One thing that was evident in all the stops was the way in which the artists’ work directly reflected their process and the advice they offered. Katchadourian’s words to students seemed guided by the same principle of play exhibited in her artwork.
“You need to be willing to give yourself permission to try an idea, explore, play,” she told the seniors, “Don’t let your seedlings get squashed.” Walter Robinson, on the other hand, who refers to his paintings of various commercial products as his “inventory,” offered mostly practical advice, such as studying the art market to see “what works,” and reframing mistakes as “the art part” of a piece.
Elizabeth Glaessner and John Lehr both emphasized the way in which their processes and the materiality of their work informs its content. Glaessner, who is currently preparing for her second solo show at P.P.O.W. gallery, was in the flurry of experimentation with new works in silk and scrolls of mulberry paper, pushing herself to work with “really ugly colors” in the execution of character and narrative driven pieces.
Lehr offered a look inside the specific editing, picture making, and printing techniques he uses.
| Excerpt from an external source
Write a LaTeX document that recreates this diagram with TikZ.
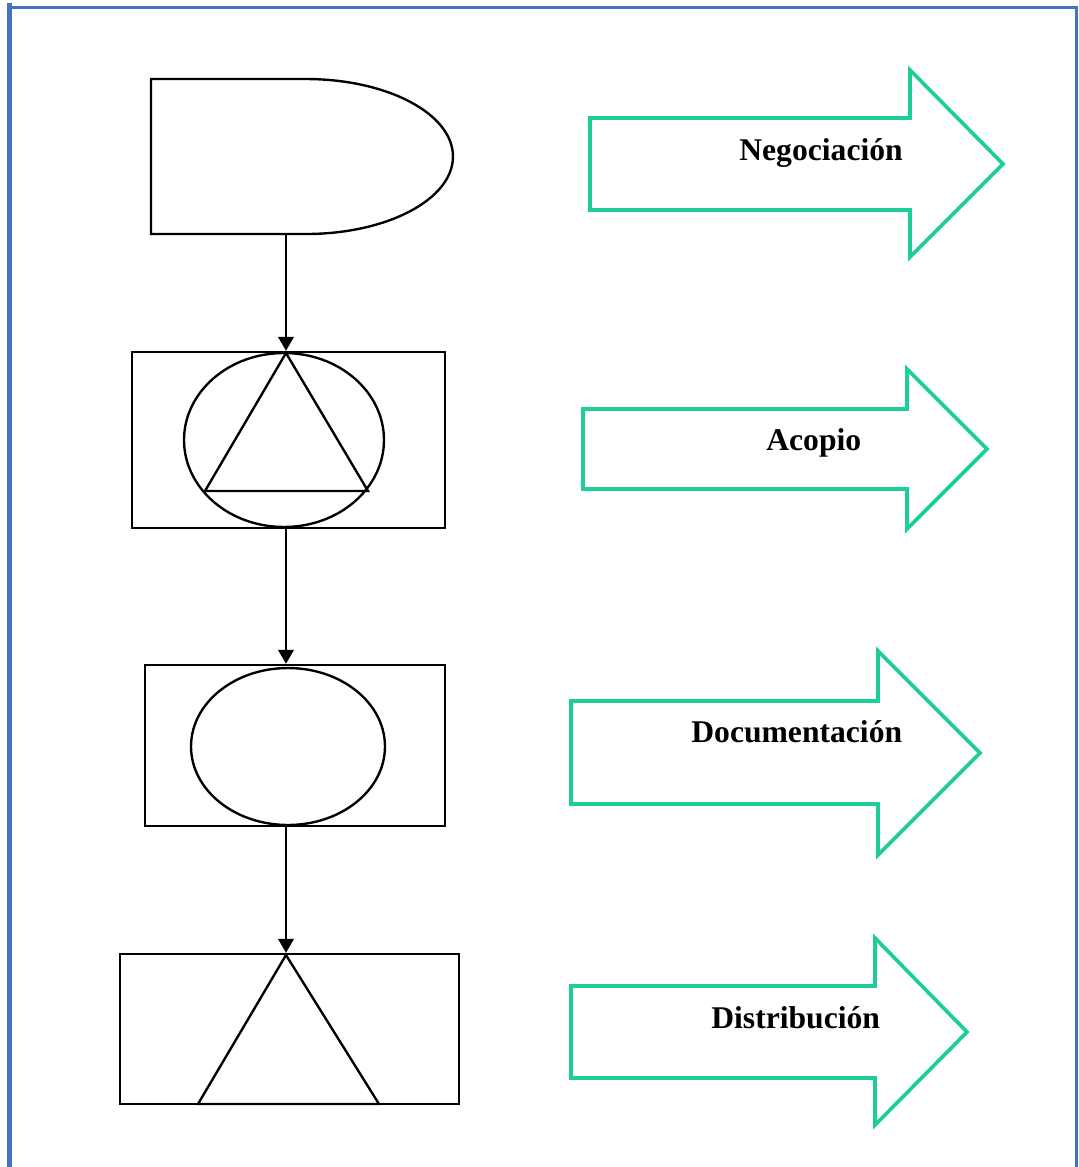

He described how these techniques, all equally a part of his creative process, lead him to creating a specific image. “Photography is a true medium,” he explained, “It’s between me and the world, it helps me make discoveries.”
Not only were concept and process discussed, but so, too, was inspiration. Shari Mendelson described what led her to producing vessels made of recycled plastic bottles. She pulled encyclopedic volumes of ancient Roman and Syrian glassware from her library, illustrating the direct inspiration for many of her pieces. The bonus studio visit was illuminating as well, since seniors had seen Van Dalen speak about his work before, but not been made witness to his muse: the Lower East Side neighborhood where his home and studio (and pigeon coop) were located.
Sculptor concentrator Hanna Jerome, found the trip to be “an incredible experience to view a large volume of art” and to see “how diverse the art community truly is.” Seniors not only experienced the art community through the studio visits, but through explorations of the Chelsea gallery scene and an evening hosted at the home of Kirkland alumna Carol Friscia K’77, where several alumni spoke to the importance of starting art collections early by trading pieces with one another.
While common themes emerged among the artists and alumni, it was the diversity among the studio visits that seemed to most electrify the seniors’ own work upon returning to the hill. By the time the train pulled out of Penn Station, all 21 seniors were itching to get back into their own studios so they could channel the energy produced by the trip into their art making. As senior Maura Torres said, “I think it brought an excitement back to my art making, a hunger that I was starting to lose.”
The seniors and the Art Department thank the Dean of Faculty Office and the Kirkland Endowment for their support of this once in a lifetime opportunity.